Just like the various species of plants of a forest, the health of the political ecosystem depends on every group’s ability to do specialized work without siloing, by leaning on solidarity and mutual benefit.

To organize the entire working class

If nurturing the ecosystem is to everyone’s benefit, then strictly focusing on one’s own organization can be unintentionally detrimental. Various socialist groups across history have hoped to become “an organization of the entire working class”. While some meant that they wanted an organization that is multiracial and representative of the actual working class, others meant they wanted to build an organization that single-handedly recruits the majority of the workers.

This single-handed, sectarian perspective can inadvertently lead those comrades to view the political ecosystem as a competition where “either we grow or they grow”. More realistically, most workers will probably not become organized socialists outside of a revolutionary situation. However, most workers could become organized across the political ecosystem. Whether it is across unions, ward groups, feminist groups, religious groups, or socialist groups: the totality of these spaces could become the organized working class.
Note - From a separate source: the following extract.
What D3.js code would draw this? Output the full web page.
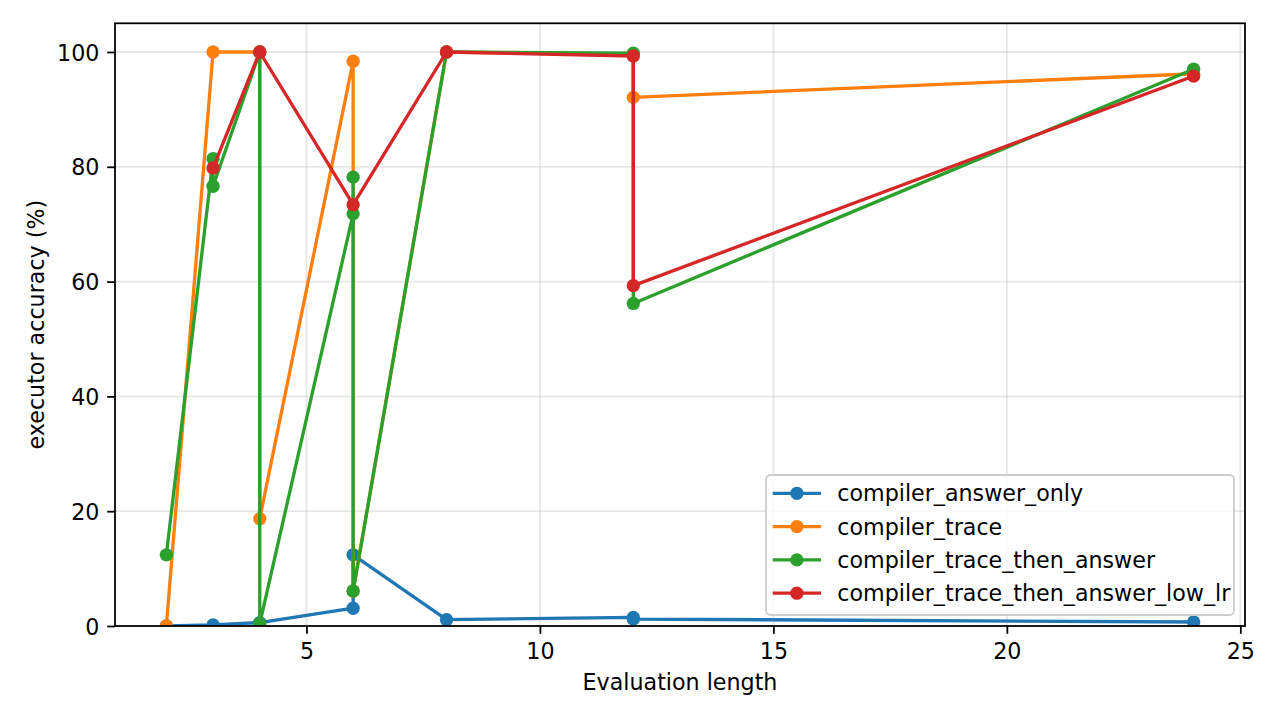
<!DOCTYPE html>
<html>
<head>
<meta charset="utf-8">
<script src="https://cdn.jsdelivr.net/npm/d3@7"></script>
<style>
  html, body { margin: 0; padding: 0; background: #fff; }
  svg { display: block; }
  text { font-family: "DejaVu Sans", sans-serif; fill: #000; }
</style>
</head>
<body>
<svg id="chart" width="1280" height="720"></svg>
<script>
// ---- data ----
const seriesNames = ["compiler_answer_only", "compiler_trace", "compiler_trace_then_answer", "compiler_trace_then_answer_low_lr"];
const seriesColors = ["#1f77b4", "#ff7f0e", "#2ca02c", "#d62728"];

const answerOnlyX = [2, 3, 4, 6, 6, 8, 12, 12, 24];
const answerOnlyY = [0, 0.2, 0.6, 3.1, 12.4, 1.1, 1.5, 1.2, 0.7];

const traceX = [2, 3, 4, 4, 6, 6, 8, 12, 12, 24];
const traceY = [0, 100, 100, 18.7, 98.4, 6.1, 100, 99.5, 92.1, 96.2];

const traceThenAnswerX = [2, 3, 3, 4, 4, 6, 6, 6, 8, 12, 12, 24];
const traceThenAnswerY = [12.4, 81.4, 76.6, 100, 0.4, 71.8, 78.2, 6.1, 100, 99.8, 56.2, 97.0];

const lowLrX = [3, 4, 6, 8, 12, 12, 24];
const lowLrY = [79.8, 100, 73.4, 100, 99.3, 59.3, 95.8];

const xTicks = [5, 10, 15, 20, 25];
const yTicks = [0, 20, 40, 60, 80, 100];
const xLabel = "Evaluation length";
const yLabel = "executor accuracy (%)";

const seriesX = [answerOnlyX, traceX, traceThenAnswerX, lowLrX];
const seriesY = [answerOnlyY, traceY, traceThenAnswerY, lowLrY];

(function () {
// ---- layout ----
const pL = 115, pR = 1245, pT = 23.3, pB = 626;
const fs = 22.2;
const lw = 3.33;
const mr = 6.67;
const tickLen = 7.8;
const spineW = 1.78;

const svg = d3.select("#chart");
const x = d3.scaleLinear().domain([0.9, 25.1]).range([pL, pR]);
const y = d3.scaleLinear().domain([0, 105]).range([pB, pT]);

svg.append("defs").append("clipPath").attr("id", "plotclip")
  .append("rect").attr("x", pL).attr("y", pT).attr("width", pR - pL).attr("height", pB - pT);

// grid
const grid = svg.append("g");
grid.selectAll(".gx").data(xTicks).enter().append("line")
  .attr("x1", d => x(d)).attr("x2", d => x(d)).attr("y1", pT).attr("y2", pB)
  .attr("stroke", "#b0b0b0").attr("stroke-opacity", 0.3).attr("stroke-width", 1.78);
grid.selectAll(".gy").data(yTicks).enter().append("line")
  .attr("x1", pL).attr("x2", pR).attr("y1", d => y(d)).attr("y2", d => y(d))
  .attr("stroke", "#b0b0b0").attr("stroke-opacity", 0.3).attr("stroke-width", 1.78);

// series
const plot = svg.append("g").attr("clip-path", "url(#plotclip)");
const lineGen = d3.line().x(d => x(d[0])).y(d => y(d[1]));
seriesNames.forEach((name, i) => {
  const pts = seriesX[i].map((xv, j) => [xv, seriesY[i][j]]);
  const g = plot.append("g");
  g.append("path").attr("d", lineGen(pts)).attr("fill", "none")
    .attr("stroke", seriesColors[i]).attr("stroke-width", lw)
    .attr("stroke-linejoin", "round").attr("stroke-linecap", "square");
  g.selectAll("circle").data(pts).enter().append("circle")
    .attr("cx", d => x(d[0])).attr("cy", d => y(d[1])).attr("r", mr)
    .attr("fill", seriesColors[i]);
});

// axes
const xAxis = d3.axisBottom(x).tickValues(xTicks).tickSize(tickLen).tickPadding(7.8).tickFormat(d3.format("d"));
const yAxis = d3.axisLeft(y).tickValues(yTicks).tickSize(tickLen).tickPadding(7.8).tickFormat(d3.format("d"));
const gx = svg.append("g").attr("transform", `translate(0,${pB})`).call(xAxis);
const gy = svg.append("g").attr("transform", `translate(${pL},0)`).call(yAxis);
[gx, gy].forEach(g => {
  g.select(".domain").remove();
  g.selectAll(".tick line").attr("stroke", "#000").attr("stroke-width", spineW);
  g.selectAll(".tick text").attr("font-size", fs).attr("font-family", "DejaVu Sans").attr("fill", "#000");
});
gx.selectAll(".tick text").attr("dy", null).attr("y", 33.2);
gy.selectAll(".tick text").attr("dy", null).attr("y", 8);

// spines
svg.append("rect").attr("x", pL).attr("y", pT).attr("width", pR - pL).attr("height", pB - pT)
  .attr("fill", "none").attr("stroke", "#000").attr("stroke-width", spineW);

// axis labels
svg.append("text").attr("x", (pL + pR) / 2).attr("y", 690).attr("text-anchor", "middle")
  .attr("font-size", fs).text(xLabel);
svg.append("text").attr("transform", `translate(43.5,${(pT + pB) / 2}) rotate(-90)`)
  .attr("text-anchor", "middle").attr("font-size", fs).text(yLabel);

// legend
const lg = svg.append("g");
const lgX = 766, lgY = 475, lgW = 468, lgH = 140;
lg.append("rect").attr("x", lgX).attr("y", lgY).attr("width", lgW).attr("height", lgH)
  .attr("rx", 4.4).attr("ry", 4.4)
  .attr("fill", "#fff").attr("fill-opacity", 0.8)
  .attr("stroke", "#cccccc").attr("stroke-width", 1.78);
seriesNames.forEach((name, i) => {
  const cy = 493.3 + i * 33.3;
  lg.append("line").attr("x1", 772.7).attr("x2", 821).attr("y1", cy).attr("y2", cy)
    .attr("stroke", seriesColors[i]).attr("stroke-width", lw);
  lg.append("circle").attr("cx", 796.9).attr("cy", cy).attr("r", mr).attr("fill", seriesColors[i]);
  lg.append("text").attr("x", 837.3).attr("y", cy + 8).attr("font-size", fs).text(name);
});
})();
</script>
</body>
</html>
Looked at from this perspective, it becomes clearer that the role of socialist groups is to help expand, support, influence, and learn from the political ecosystem rather than compete with it. In the process, the socialist groups will also grow.

Conclusion

Acknowledging and working within an ecosystem doesn’t mean there won’t be political disagreements, rivalries, and competitions. What it does mean is that we will better understand our current political moment and how to move forward based on who else is on the field of struggle and how we interact together. Otherwise we risk either charging into struggles alone, crashing into allies engaged in the same struggle, or avoiding struggles because we don’t realize that their outcome will impact us.
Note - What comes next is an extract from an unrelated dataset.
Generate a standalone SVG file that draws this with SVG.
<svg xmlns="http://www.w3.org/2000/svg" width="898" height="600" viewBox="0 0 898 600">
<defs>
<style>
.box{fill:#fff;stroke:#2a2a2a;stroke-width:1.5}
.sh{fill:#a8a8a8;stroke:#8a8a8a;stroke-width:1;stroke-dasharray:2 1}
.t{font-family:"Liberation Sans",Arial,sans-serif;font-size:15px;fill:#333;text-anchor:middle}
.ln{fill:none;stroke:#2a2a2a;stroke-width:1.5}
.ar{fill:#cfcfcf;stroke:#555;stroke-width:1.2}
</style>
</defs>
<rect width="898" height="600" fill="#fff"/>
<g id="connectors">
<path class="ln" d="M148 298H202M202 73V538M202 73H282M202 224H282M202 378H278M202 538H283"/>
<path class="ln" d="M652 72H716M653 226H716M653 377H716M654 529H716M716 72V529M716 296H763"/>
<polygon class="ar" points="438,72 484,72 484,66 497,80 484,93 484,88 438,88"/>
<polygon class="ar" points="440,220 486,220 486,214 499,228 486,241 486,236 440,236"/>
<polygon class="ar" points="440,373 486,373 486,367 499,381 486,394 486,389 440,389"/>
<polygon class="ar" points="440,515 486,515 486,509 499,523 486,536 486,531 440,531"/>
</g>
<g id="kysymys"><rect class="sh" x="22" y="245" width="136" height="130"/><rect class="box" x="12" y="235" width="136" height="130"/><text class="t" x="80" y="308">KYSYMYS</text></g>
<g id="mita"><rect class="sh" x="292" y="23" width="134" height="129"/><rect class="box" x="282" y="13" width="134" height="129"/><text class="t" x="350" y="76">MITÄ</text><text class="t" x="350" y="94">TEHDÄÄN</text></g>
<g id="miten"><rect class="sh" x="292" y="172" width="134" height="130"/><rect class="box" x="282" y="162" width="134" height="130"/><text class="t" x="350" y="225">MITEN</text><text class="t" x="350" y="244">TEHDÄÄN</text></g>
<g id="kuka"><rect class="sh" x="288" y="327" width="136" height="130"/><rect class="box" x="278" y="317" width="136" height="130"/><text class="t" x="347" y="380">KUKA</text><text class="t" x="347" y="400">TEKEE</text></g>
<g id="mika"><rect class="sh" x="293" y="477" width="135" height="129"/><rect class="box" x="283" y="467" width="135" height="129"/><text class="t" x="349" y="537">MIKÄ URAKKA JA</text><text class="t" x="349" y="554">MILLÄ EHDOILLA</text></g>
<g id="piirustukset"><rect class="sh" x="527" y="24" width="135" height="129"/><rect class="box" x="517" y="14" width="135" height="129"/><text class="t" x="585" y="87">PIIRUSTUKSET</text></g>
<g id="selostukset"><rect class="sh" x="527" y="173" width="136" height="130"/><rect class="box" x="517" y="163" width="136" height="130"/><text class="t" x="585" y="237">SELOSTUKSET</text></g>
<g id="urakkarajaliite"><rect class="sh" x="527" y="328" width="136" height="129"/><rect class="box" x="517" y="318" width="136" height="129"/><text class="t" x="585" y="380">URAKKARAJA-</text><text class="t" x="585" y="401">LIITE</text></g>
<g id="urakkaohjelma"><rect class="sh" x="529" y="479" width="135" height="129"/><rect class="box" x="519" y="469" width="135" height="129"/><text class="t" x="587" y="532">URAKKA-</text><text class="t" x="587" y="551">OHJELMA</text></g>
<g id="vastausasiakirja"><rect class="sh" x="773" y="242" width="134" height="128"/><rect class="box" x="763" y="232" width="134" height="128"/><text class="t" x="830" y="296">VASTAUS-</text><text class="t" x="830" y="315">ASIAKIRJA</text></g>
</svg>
Failure to understand the ecosystem and expand it risks undercutting each other, while giving space to the far-right, which is capable of overtaking our gardens and re-asserting the weeds.

If we will successfully build an abolitionist society, a society by and for the working class, we will need to recognize, analyze, support, and navigate the political ecosystem. This represents the most likely way of organizing the majority of the working class and dialectically leading and joining them to overthrow capitalism and building a world of political and economic democracy.


Update: 11/21/14 - Adds "definition" section, adds links to Fields of Struggle and Understanding Ward Organizations.